This weekend was a weekend of mixed blessings. We had a significant amount of "family time" (at least me and most of the kids) when we went to the air show on Saturday, and then we had a quiet day Sunday, when the kids all had their own plans, Eric was working, and I was left to my own devices. I got some things cleaned that needed cleaning, and I scrapped a project I was trying to start that just wasn't working for me (I need to order some new knitting needles from Knit Picks.com that have a sharper point). I spent some time Saturday remembering some life-changing events from the past, and thinking about Jim's mom, who died 16 years ago on the 11th; I also enjoyed some quality time with baby Skye.
We have resumed our normal summery temperatures, and the blue skies and white fluffy clouds are amazing, with just enough bite in the breezes to appreciate that fall is just around the corner. Eric is working a ton of overtime these last two weeks, and I am really looking forward to trying to have some "us" time tomorrow when he has his sole day off til Saturday. He also starts school this week, so Tuesday, Thursday and Friday nights are now occupied again, with Wednesday nights reserved for Bowling. The kids start youth league again on Saturday as well, so my weekend mornings are firmly committed for the coming months. There are no firm plans as yet to when (or if) Brie will start working, and she is gonna be running around later to drop of and pick up more applications. I guess I will be babysitting while she does so (we are gonna need to work on asking versus assuming with regard to babysitting duties, not that I mind helping out--so far Skye is NOT a lot of work!)
I have been in sorta' a funk off and on the past few days, either up or down, with little in between. I have been engrossed in another series of fantasy fiction and have been easily enticed into while-ing away my hours in Dublin, Ireleand vs focusing on the here and now. I am a bit disappointed in myself for doing this, yet cannot seem to do otherwise either. I feel directionless and unmotivated to get moving right now. It's just too easy to just "be". I am liking it, but I am not... If I attempt to label it I could probably call it "passive avoidence" because there are things to be done, even things I enjoy and not just chores/obligations, but I cannot seem to get enthused about any of them at the moment. I feel like I am "on hold" at the moment; I get ready to start something, but something else comes up that sidetracks me, then when I go to get back on track, something else comes along, whether it's the baby, one of the kids needing something (like to be driven somewhere), or my own distractability. I need to make myself a schedule, then keep to it! This sense that I have all the time in the world to get to it is kicking my ass!
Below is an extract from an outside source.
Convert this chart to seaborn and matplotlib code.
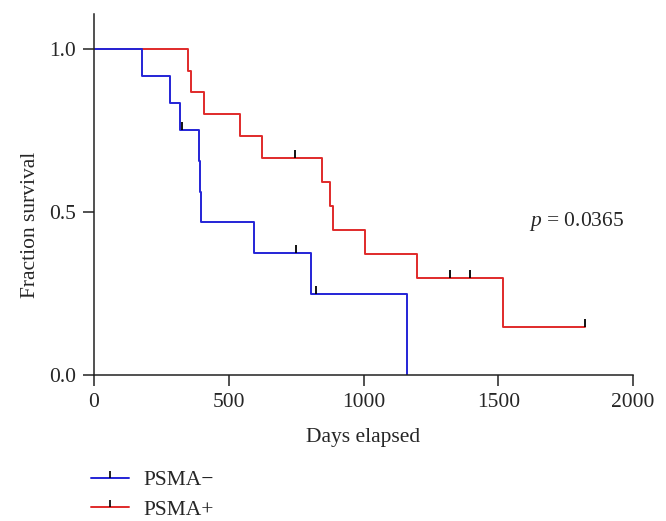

We have had a slight change in plans, and my mom, sister, and friend are NOT coming down to visit us any time soon. Liisa and Jesse, however, are planning to come down for Oct. 1st. Yes, Liisa and Jesse C. They are back together again, although I am not sure what exactly their status is. They haven't labelled it for us, and I am not asking. As long as they are working out their differences, and are content within their relationship, it's not my place to ask too many questions. I am glad about it though.
Anyhow, that is what's new around here. I think I need to go outside for a bit and soak up some vitamin D!